■ **Data block**:
──────────────────────────────

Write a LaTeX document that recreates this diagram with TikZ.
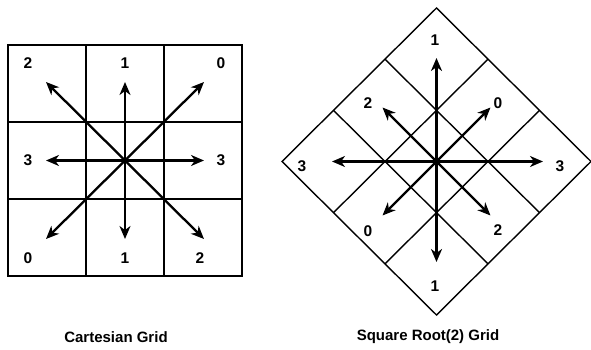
\documentclass[tikz,border=0pt]{standalone}
\usepackage{fontspec}
\setmainfont{Liberation Sans}
\usetikzlibrary{arrows.meta,calc}
\begin{document}
\begin{tikzpicture}[x=1pt,y=-1pt,
  gridline/.style={line width=1.4pt,line join=miter},
  dirarrow/.style={line width=2.3pt,-{Stealth[length=13pt,width=11pt,inset=4pt]}},
  lbl/.style={font=\fontsize{15.5}{15.5}\selectfont\bfseries,inner sep=0pt},
  captext/.style={font=\fontsize{15}{15}\selectfont\bfseries,inner sep=0pt}]
\useasboundingbox (0,0) rectangle (591,350);
% ---------- Cartesian grid ----------
\draw[gridline] (8,45) rectangle (242,276);
\draw[gridline] (86,45) -- (86,276) (164,45) -- (164,276)
                (8,122) -- (242,122) (8,199) -- (242,199);
\coordinate (c) at (125,160.5);
\coordinate (cN) at (125,82);
\coordinate (cS) at (125,239);
\coordinate (cE) at (204,160.5);
\coordinate (cW) at (46,160.5);
\coordinate (cNE) at (204,82);
\coordinate (cNW) at (46,82);
\coordinate (cSE) at (204,239);
\coordinate (cSW) at (46,239);
\foreach \t in {cN,cS,cE,cW,cNE,cNW,cSE,cSW} \draw[dirarrow] (c) -- (\t);
\node[lbl] (a2) at (28,63) {2};
\node[lbl] (a1) at (125,63) {1};
\node[lbl] (a0) at (221,63) {0};
\node[lbl] (a3l) at (28,160) {3};
\node[lbl] (a3r) at (221,160) {3};
\node[lbl] (b0) at (28,258) {0};
\node[lbl] (b1) at (125,258) {1};
\node[lbl] (b2) at (200,258) {2};
\node[captext] (capA) at (116,337) {Cartesian Grid};
% ---------- Square root(2) grid ----------
\coordinate (T) at (436.5,8);
\coordinate (R) at (591,161.5);
\coordinate (B) at (436.5,315);
\coordinate (L) at (282,161.5);
\draw[gridline] (T) -- (R) -- (B) -- (L) -- cycle;
\draw[gridline] ($(T)!1/3!(L)$) -- ($(R)!1/3!(B)$)
                ($(T)!2/3!(L)$) -- ($(R)!2/3!(B)$)
                ($(T)!1/3!(R)$) -- ($(L)!1/3!(B)$)
                ($(T)!2/3!(R)$) -- ($(L)!2/3!(B)$);
\coordinate (d) at (436.5,161.5);
\coordinate (dN) at (436.5,58);
\coordinate (dS) at (436.5,262);
\coordinate (dE) at (543,161.5);
\coordinate (dW) at (332,161.5);
\coordinate (dNE) at (490.5,107.5);
\coordinate (dNW) at (382.5,107.5);
\coordinate (dSE) at (490.5,215.5);
\coordinate (dSW) at (382.5,215.5);
\foreach \t in {dN,dS,dE,dW,dNE,dNW,dSE,dSW} \draw[dirarrow] (d) -- (\t);
\node[lbl] (e1t) at (435,40) {1};
\node[lbl] (e2) at (368,103) {2};
\node[lbl] (e0) at (498,103) {0};
\node[lbl] (e3l) at (302,166) {3};
\node[lbl] (e3r) at (560,166) {3};
\node[lbl] (f0) at (368,231) {0};
\node[lbl] (f2) at (498,230) {2};
\node[lbl] (f1) at (435,286) {1};
\node[captext] (capB) at (428,337) {Square Root(2) Grid};
\end{tikzpicture}
\end{document}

──────────────────────────────

■ **What you need to do**: Reproduce all of the data exactly; the pictures do not belong in the copy.

■ **Right answer**:
Write a LaTeX document that recreates this diagram with TikZ.
\documentclass[tikz,border=0pt]{standalone}
\usepackage{fontspec}
\setmainfont{Liberation Sans}
\usetikzlibrary{arrows.meta,calc}
\begin{document}
\begin{tikzpicture}[x=1pt,y=-1pt,
  gridline/.style={line width=1.4pt,line join=miter},
  dirarrow/.style={line width=2.3pt,-{Stealth[length=13pt,width=11pt,inset=4pt]}},
  lbl/.style={font=\fontsize{15.5}{15.5}\selectfont\bfseries,inner sep=0pt},
  captext/.style={font=\fontsize{15}{15}\selectfont\bfseries,inner sep=0pt}]
\useasboundingbox (0,0) rectangle (591,350);
% ---------- Cartesian grid ----------
\draw[gridline] (8,45) rectangle (242,276);
\draw[gridline] (86,45) -- (86,276) (164,45) -- (164,276)
                (8,122) -- (242,122) (8,199) -- (242,199);
\coordinate (c) at (125,160.5);
\coordinate (cN) at (125,82);
\coordinate (cS) at (125,239);
\coordinate (cE) at (204,160.5);
\coordinate (cW) at (46,160.5);
\coordinate (cNE) at (204,82);
\coordinate (cNW) at (46,82);
\coordinate (cSE) at (204,239);
\coordinate (cSW) at (46,239);
\foreach \t in {cN,cS,cE,cW,cNE,cNW,cSE,cSW} \draw[dirarrow] (c) -- (\t);
\node[lbl] (a2) at (28,63) {2};
\node[lbl] (a1) at (125,63) {1};
\node[lbl] (a0) at (221,63) {0};
\node[lbl] (a3l) at (28,160) {3};
\node[lbl] (a3r) at (221,160) {3};
\node[lbl] (b0) at (28,258) {0};
\node[lbl] (b1) at (125,258) {1};
\node[lbl] (b2) at (200,258) {2};
\node[captext] (capA) at (116,337) {Cartesian Grid};
% ---------- Square root(2) grid ----------
\coordinate (T) at (436.5,8);
\coordinate (R) at (591,161.5);
\coordinate (B) at (436.5,315);
\coordinate (L) at (282,161.5);
\draw[gridline] (T) -- (R) -- (B) -- (L) -- cycle;
\draw[gridline] ($(T)!1/3!(L)$) -- ($(R)!1/3!(B)$)
                ($(T)!2/3!(L)$) -- ($(R)!2/3!(B)$)
                ($(T)!1/3!(R)$) -- ($(L)!1/3!(B)$)
                ($(T)!2/3!(R)$) -- ($(L)!2/3!(B)$);
\coordinate (d) at (436.5,161.5);
\coordinate (dN) at (436.5,58);
\coordinate (dS) at (436.5,262);
\coordinate (dE) at (543,161.5);
\coordinate (dW) at (332,161.5);
\coordinate (dNE) at (490.5,107.5);
\coordinate (dNW) at (382.5,107.5);
\coordinate (dSE) at (490.5,215.5);
\coordinate (dSW) at (382.5,215.5);
\foreach \t in {dN,dS,dE,dW,dNE,dNW,dSE,dSW} \draw[dirarrow] (d) -- (\t);
\node[lbl] (e1t) at (435,40) {1};
\node[lbl] (e2) at (368,103) {2};
\node[lbl] (e0) at (498,103) {0};
\node[lbl] (e3l) at (302,166) {3};
\node[lbl] (e3r) at (560,166) {3};
\node[lbl] (f0) at (368,231) {0};
\node[lbl] (f2) at (498,230) {2};
\node[lbl] (f1) at (435,286) {1};
\node[captext] (capB) at (428,337) {Square Root(2) Grid};
\end{tikzpicture}
\end{document}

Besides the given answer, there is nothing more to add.